Monday saw Warwick Racecourse welcome a crowd of 500 spectators to its jumps meeting. Organizers praised the experiment as going off without a hitch, but this appears to have been a last hurrah for racing’s efforts to resume something resembling normalcy this year.

The British Horseracing Authority (BHA) said Tuesday that it hoped an evaluation of data that emerges from trials like Warwick’s would help “inform future decisions about sporting events.” But the BHA also said the government’s new restrictions were “a serious blow to the horseracing industry and to the people and communities who depend upon it for their living.”

The BHA said it had informed the government that, as racing is the country’s second-biggest spectator sport, racecourses expect up to £300m in lost revenue this year. The BHA is preparing an economic impact assessment that it hopes will spur the government to ensure greater financial assistance that preserves racing jobs.
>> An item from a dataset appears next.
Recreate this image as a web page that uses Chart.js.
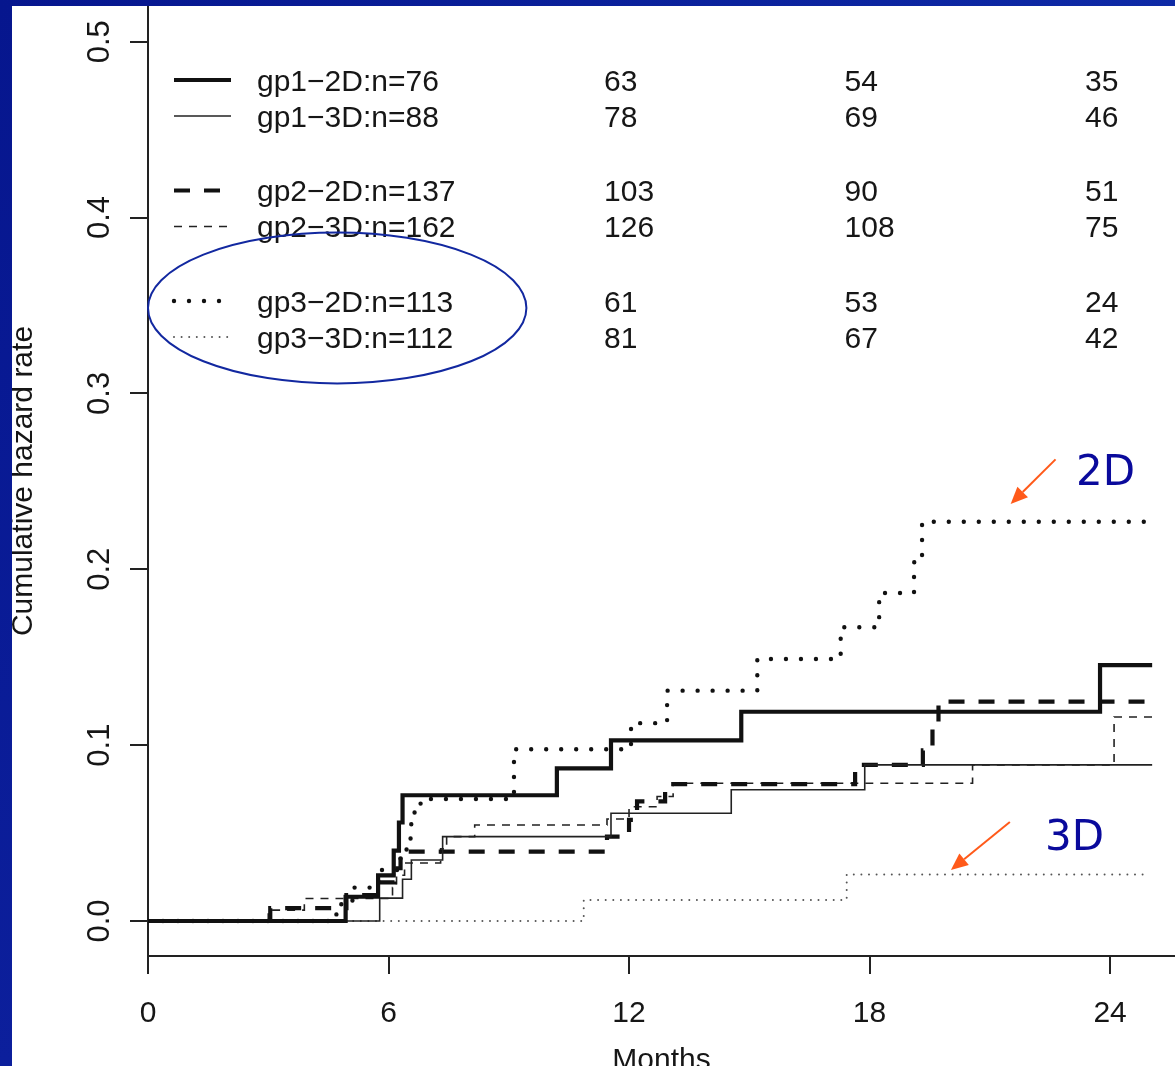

Racing isn’t the only UK gaming sector pleading for help. The Betting & Gaming Council (BGC) issued a statement Tuesday saying Johnson “may well have signalled the death knell for the casino industry by including them in the list of venues which will be forced to close their doors at 10pm.”

On Monday, the BGC had pressed the government to permit casinos to continue operating past 10pm if they agreed to close their bars. Meanwhile, London Mayor Sadiq Khan was pressing in the opposite direction, calling for regional limits on entertainment venues to apply in the capital as well.

BGC CEO Michel Dugher said Tuesday that it was “now absolutely vital” for the government to ride to the casino sector’s rescue with checkbook in hand. Dugher wants to see the furlough payment scheme extended beyond October 31 along with other “immediate and substantial financial help,” otherwise the casino sector “will simply go to the wall.”